One of the keys of game design is to assume that the player knows nothing. Give them a gentle first level to act as a tutorial to your key features, and release more features over time to get them used to them. Do not assume that they will be able to pick up your game and just play it. Do not assume that they know how lock and key tests work and that health is hidden inside crates. Current gamers may know, but one subtle event demonstrating your staples to the player can make the difference between accessibility and impenetrability. The problem is that some of these elements have become so ingrained in the gamer’s lexicon that we no longer realise that these are things that we have had to learn. Remembering what parts are unique knowledge means relearning how we relate to games, and seeing them afresh.

When you do so the flipside of the ‘assume nothing’ rule becomes clear. Suddenly the player is savvy, intelligent and sees more than you can imagine.

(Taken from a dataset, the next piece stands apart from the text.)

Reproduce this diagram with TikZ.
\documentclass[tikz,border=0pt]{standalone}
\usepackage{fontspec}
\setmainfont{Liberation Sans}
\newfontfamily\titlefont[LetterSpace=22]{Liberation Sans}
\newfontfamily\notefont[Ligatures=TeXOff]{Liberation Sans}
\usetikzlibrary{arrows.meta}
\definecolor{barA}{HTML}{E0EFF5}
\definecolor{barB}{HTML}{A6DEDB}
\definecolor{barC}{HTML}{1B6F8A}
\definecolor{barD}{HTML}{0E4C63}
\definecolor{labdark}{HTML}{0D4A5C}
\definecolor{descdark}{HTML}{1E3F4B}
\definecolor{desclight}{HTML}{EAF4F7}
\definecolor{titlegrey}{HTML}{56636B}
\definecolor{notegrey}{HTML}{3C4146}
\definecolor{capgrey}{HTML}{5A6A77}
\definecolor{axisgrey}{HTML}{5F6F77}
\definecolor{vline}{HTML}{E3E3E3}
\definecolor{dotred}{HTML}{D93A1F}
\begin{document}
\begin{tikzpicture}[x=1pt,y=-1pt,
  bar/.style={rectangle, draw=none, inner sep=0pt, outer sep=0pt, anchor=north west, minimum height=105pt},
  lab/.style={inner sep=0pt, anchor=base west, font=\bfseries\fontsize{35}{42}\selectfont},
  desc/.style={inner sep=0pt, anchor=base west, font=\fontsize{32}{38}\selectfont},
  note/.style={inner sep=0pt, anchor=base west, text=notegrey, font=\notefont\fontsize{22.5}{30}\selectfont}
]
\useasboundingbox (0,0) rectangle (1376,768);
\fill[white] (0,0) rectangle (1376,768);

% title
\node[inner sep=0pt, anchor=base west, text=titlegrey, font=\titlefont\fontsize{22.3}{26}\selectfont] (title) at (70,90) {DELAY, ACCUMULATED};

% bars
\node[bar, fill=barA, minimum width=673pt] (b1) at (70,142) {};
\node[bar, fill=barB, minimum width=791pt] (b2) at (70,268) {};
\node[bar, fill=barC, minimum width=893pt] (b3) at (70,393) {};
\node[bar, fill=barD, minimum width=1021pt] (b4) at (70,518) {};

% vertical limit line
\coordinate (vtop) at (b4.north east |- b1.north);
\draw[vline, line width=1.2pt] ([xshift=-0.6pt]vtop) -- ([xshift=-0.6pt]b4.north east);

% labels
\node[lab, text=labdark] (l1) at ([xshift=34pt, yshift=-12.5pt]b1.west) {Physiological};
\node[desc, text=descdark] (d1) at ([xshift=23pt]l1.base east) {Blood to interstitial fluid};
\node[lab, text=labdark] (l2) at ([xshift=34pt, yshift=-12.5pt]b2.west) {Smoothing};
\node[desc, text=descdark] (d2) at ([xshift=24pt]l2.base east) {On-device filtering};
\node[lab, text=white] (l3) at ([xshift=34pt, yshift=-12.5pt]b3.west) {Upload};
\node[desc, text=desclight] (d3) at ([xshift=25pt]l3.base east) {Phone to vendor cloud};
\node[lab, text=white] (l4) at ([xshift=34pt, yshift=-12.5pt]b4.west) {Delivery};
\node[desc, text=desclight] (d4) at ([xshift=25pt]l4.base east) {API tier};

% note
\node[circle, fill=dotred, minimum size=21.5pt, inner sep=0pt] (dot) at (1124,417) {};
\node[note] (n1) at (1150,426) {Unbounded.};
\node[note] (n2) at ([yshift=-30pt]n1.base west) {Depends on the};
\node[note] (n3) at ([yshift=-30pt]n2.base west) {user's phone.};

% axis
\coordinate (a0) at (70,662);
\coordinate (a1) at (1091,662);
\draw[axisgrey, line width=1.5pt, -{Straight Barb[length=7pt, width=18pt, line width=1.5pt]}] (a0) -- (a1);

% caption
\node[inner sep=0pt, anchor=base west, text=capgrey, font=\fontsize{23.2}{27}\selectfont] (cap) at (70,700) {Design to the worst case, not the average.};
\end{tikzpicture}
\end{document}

In fact, this tendency of the player to imagine things that aren’t there can be used to a developer’s advantage. The original Sims and Creature’s series allowed the player to imagine that deep interrelationships were occurring between characters, that each of them had a unique personality. A randomly selected animation was imbued with mystical levels of deep AI. A developer can be sparing with some aspects of a game, knowing that the player will create their own backstory, and reasoning for a character’s actions, or for a foible of the gameworld. When a player creates their own narrative or justifications for aspects of a game, they are no longer playing someone else creation, but they become an active partner and author of the experience. This creates a deeper bond between screen and player. Experimental psychology has shown that experiences are stored and recalled better as the meaning and the level of processing in creating that experience increases.

A designer has to be able to distinguish between these two forms of assumption: that the player will know how to play their game, and that the player will know how to relate to their game. In the former you cannot be too accommodating, but the latter requires a much more delicate touch to get right. If you do not leave enough cues for the player they may invent something that you contradict later on, but leave too many and there is no room left for the player’s own invention. The only assumtion you can make as a designer is that every player knows nothing about games and that they will apply their own interpretations to fill the gaps that you leave, whether deliberately, accidentally or through lack of time.